Voici un article enthousiaste sur la production d'Oedipe. Son titre original était "Avec "Oedipe", la France retrouve l'un de ses chefs-d'œuvre lyriques" - lundi 13 octobre 2008, 12h56 -

Événement au Théâtre du Capitole à Toulouse: "Oedipe" d'Enesco a été représenté sur une scène en France, une première depuis 45 ans et la réparation d'une anomalie pour l'un des grands opéras français du XXe siècle, orchestralement et vocalement fascinant.

Violoniste virtuose et pédagogue recherché -- Yehudi Menuhin a été son disciple -- mais aussi chef d'orchestre et compositeur, le Roumain Georges Enesco (George Enescu dans sa langue natale) a choisi comme seconde patrie la France, où il est mort en 1955, à 73 ans.

C'est d'ailleurs au Palais Garnier qu'"Oedipe", son unique opéra, a été créé en 1936, sur un livret en français d'Edmond Fleg. Le public hexagonal a pu revoir cette tragédie lyrique difficile à monter pour la dernière fois en 1963, mais alors en roumain, lors d'une visite de l'Opéra de Bucarest.
Depuis, les mélomanes français devaient se contenter d'enregistrements, notamment celui réalisé en 1989 sous la direction musicale de l'Américain Lawrence Foster avec le baryton belge José Van Dam dans le rôle-titre, une référence qu'EMI vient de rééditer.

Le metteur en scène Nicolas Joel a donc décidé d'ouvrir sa 18e et dernière saison à la tête du Capitole, jusqu'au 19 octobre, avec une nouvelle production de cette rareté, en partenariat avec le Festival international George Enescu de Bucarest, qui la programmera à son tour les 30 août et 2 septembre 2009.
"C'est l'une des choses les plus ambitieuses que j'aurai faites au Capitole, vu l'importance de l'ouvrage et des moyens à mettre en oeuvre", expliquait Nicolas Joel quelques jours avant la première.

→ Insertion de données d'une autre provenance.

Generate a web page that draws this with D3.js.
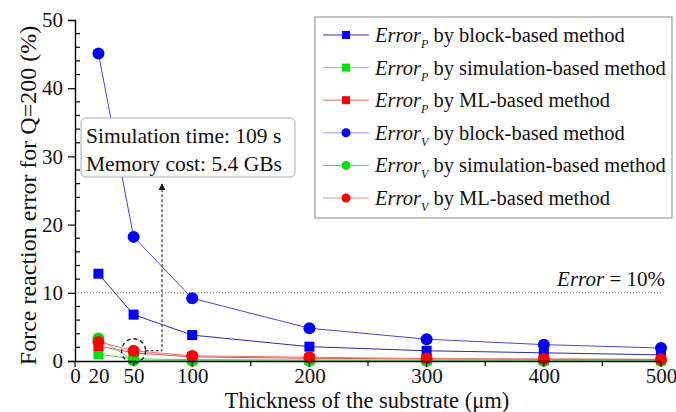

Victime d'un accident vasculaire cérébral (AVC) fin août, le directeur du Capitole signe la conception scénique de cet "Oedipe" mais a dû en confier la réalisation à son assistant Stéphane Roche.
Peut-être victime de ces circonstances particulières, la direction d'acteurs n'est pas le point fort de la soirée. Elle peine à habiter un ouvrage déjà hiératique sur le plan dramatique, sauf au IIIe acte, celui d'Oedipe-Roi, qui se crève les yeux après avoir appris qu'il a tué son père et épousé sa mère.
Les Italiens Ezio Frigerio (décors) et Franca Squarciapino (costumes) assument une esthétique visuelle très classique voire traditionnelle, avec gradins d'amphithéâtre, colonnes, costumes et perruques "à l'antique".
Dans la fosse, les menus défauts de justesse de l'Orchestre du Capitole sont des broutilles rapidement oubliées, tant la formation rend justice à cette partition à la fois dense et subtile (les bois !), qui sonne très française par son raffinement mais ne ressemble à rien de connu.
L'Israélien Pinchas Steinberg dirige le tout d'une main ferme mais sans forcer le trait, au diapason d'une écriture moderne sans tapage, ample sans boursouflure (même, globalement, du côté des chœurs, bien sollicités).

Point fort de cette résurrection scénique: le plateau vocal, pour lequel Nicolas Joel a été "très heureux de réunir une distribution à 90% francophone". Dans l'éprouvant rôle d'Oedipe, omniprésent ou presque, le baryton Franck Ferrari défie le destin avec un aplomb remarquable.

Les autres rôles sont souvent des faire-valoir, mais ils ont été distribués avec un luxe exceptionnel, à l'image de la mezzo Sylvie Brunet, qui donne une leçon de déclamation lyrique en Jocaste, et de l'alto québécoise Marie-Nicole Lemieux, auteur d'un numéro sidérant en monstrueuse Sphinge.

Ne reste plus qu'à retrouver "Oedipe" à l'Opéra de Paris, ce qui est dans les projets de Nicolas Joel, directeur de la maison dès l'été prochain.